Tuesday, October 21, 2014

Gilding A Trophy...MEGAPHONE!

The finished project in my hotel room.

Two days before leaving on the fall tour, I received a telephone call asking me if I could gild a battery powered megaphone using karat gold leaf that would then be presented to someone as a trophy during a dedication ceremony for a big project. I agreed to do the job and mentioned to the caller that I was about to go out on tour for six weeks, but that I could do it between art shows in my hotel room. We agreed and the caller ordered the megaphone and had it sent to the hotel to arrive the day we would.

When we arrived the hotel in Orlando, Florida that next Wednesday, the megaphone was sitting behind the front desk just as we had planned it. Upon opening and inspecting it in the room, I ordered the gold leaf (Manetti 22K Deep Gold) for arrival Monday, which would be the day after our first weekend art show on our tour. I would be set to begin gilding on Tuesday.

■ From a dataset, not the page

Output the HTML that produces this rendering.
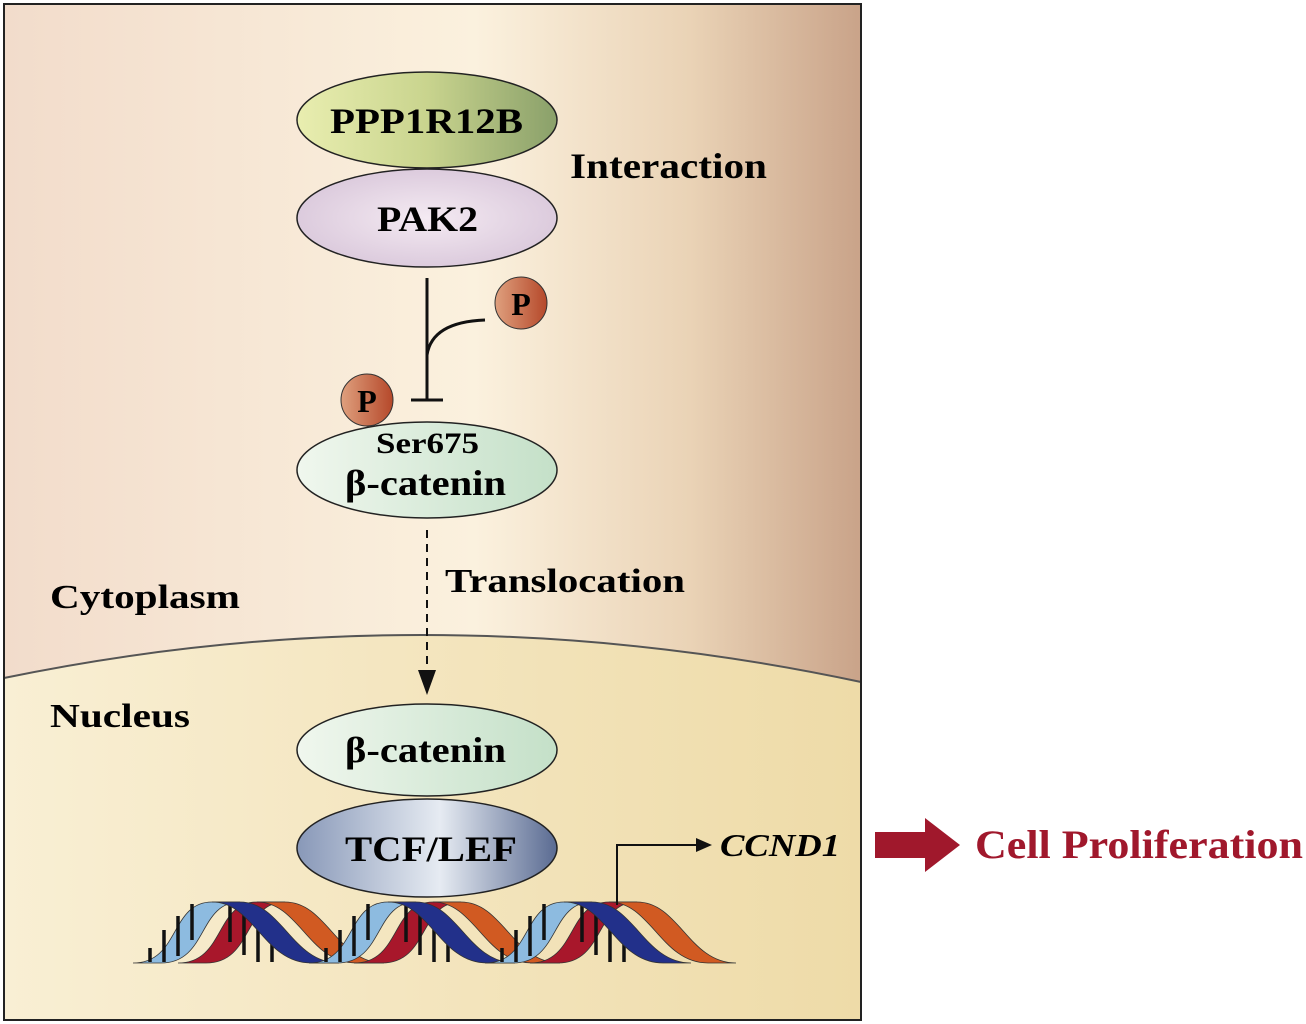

Everything worked out well with the job despite the higher pressure of doing it away from my studio in Wyoming. It presented a bit of a stressful situation for me, but I got the job done and back into the hands of the presenters on Saturday, October 18. And thanks to the US Postal Service Priority EXPRESS MAIL service, the 19x13x12 inch package weighing 7 lbs. only cost $48 to ship to them overnight and It arrived to my customer in less than 24 hours. Other courier services wouldn't have delivered it on Saturday without charging extra fees, plus the initial cost would have been much higher; close to $150.

I first disassembled the handle and trigger mechanism from the body of the megaphone and gilded them separately. Then I gilded the inside of the horn which turned out to be much more difficult than I anticipated. While doing so I realized that I really needed to disassemble the entire unit, something I resisted doing in the beginning since I didn't know about the construction of it or about the electronics inside. Would i be able to reassemble the unit without a hitch? But hard to reach areas deep down inside the horn as well as ridges molded into the plastic made the gilding impossible to accomplish without taking it apart. And then it became evident that I would need to re-gild (double gild) the inside as well, which meant I had misjudged the amount of gold needed to complete the entire project. So I ordered another book of gold from two different sources, both of which arrived the next Tuesday. I finished the gilding by Wednesday and sealed the outside only with shellac on Friday morning and detailed minor blemishes that arose during the finishing.

The post office at Lake Mary, Florida (north Orlando) would accept the package until 4:45 p.m. and still get it to its destination by 3:00 the next day, Saturday, October 18. And it did. Thanks a million, USPS. WOOHOO!

Here are some photos showing details and the various stages of gilding.

One problem area with this unit for gilding is the rubber gasket between two parts, shown here at the end of my gilder's knife. The gasket shows and therefore needed to be gold. In my studio, I would have cut a 4-ply mat board which is the same thickness as the gasket, and gilded that instead. But I'm delighted that I didn't have to do this since it would have meant even further disassembly of the unit. The gilded part below my knife was very difficult to reach with the horn attached.

The inside of the horn after double gilding and then reassembling it to the electronics housing and the battery cover. Also showing is the disassembled handle and trigger. This unit is very well designed and made and I would say should have won design awards if it in fact hadn't.

The reassembled horn. The rubber gasket can be seen between the blue and the gold. The gold dial at left is the volume control.

There are several other problem areas for gilding this unit, and those are stainless steel screws and switch lever and a heavy duty sticker next to the switch lever. The gilded rubber gasket is show here as well, and I had to detail it even more during the shellac sealing process.

This view shows the voice piece screen at right which is also part of the battery housing cover.